Okay, in my testing, the presence/absence of an nwfilter rule has *no effect* on the problem - whether or not nwfilter is involved, traffic going through a host bridge has the rules for the bridge's zone applied to it.

This is an incompatible change in behavior from, e.g., RHEL7. Testing on the latest RHEL7 with firewalld enabled, and a bridge directly attached to an ethernet (with the bridge in the default "public" zone), all traffic to/from the guest passes through the bridge with no problems.

Again, the guest traffic is not being *routed* by the host, it is being *bridged*, so IP-level rules should not come into play (unless the br_netfilter module is loaded (is that even a thing anymore, when nftables is in use?).

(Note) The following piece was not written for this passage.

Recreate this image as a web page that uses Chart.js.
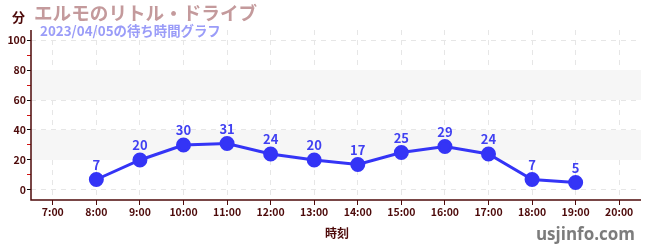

AFAICT, this change in behavior means that anyone who wants bridged connections from their guests to the local LAN will need to put their bridge devices in a zone that has a default accept policy, which will be completely unacceptable, since that will leave the host open on all port *to the physical network*.

If this really is what is happening, then this BZ needs a blocker+.

--- Additional comment from Laine Stump on 2018-11-21 10:12:27 EST ---

Dan Kenigsberg - I thought you should be alerted to this change in behavior, since I'm pretty sure most RHV guests use a bridged connection to the network.

--- Additional comment from Laine Stump on 2018-11-24 21:21:41 EST ---

NB: I just noticed that Fedora 29 exhibits the same behavior (even though the firewalld backend is not set to nftables). F27 did *not* (I know this because a working bridged network config on an F27 machine was broken by upgrading to F29, "unbroken" by putting the bridge into a zone with a default accept policy).

Due to this discovery, I'm cloning this BZ to Fedora so they'll be aware of the situation.

Comment 1 Eric Garver 2018-11-27 15:06:34 UTC
Reassigning to iptables as per bug 1650382 comment 6 and bug 1650382 comment 7.

Comment 2 Phil Sutter 2019-05-29 08:53:45 UTC
Identified kernel commit in bug 1611161 resolving the issue is present in upstream kernels starting with v5.1. Given that F30 ships v5.1.5 I'm closing this ticket. Feel free to reopen in case you think we have to backport the fix to F29.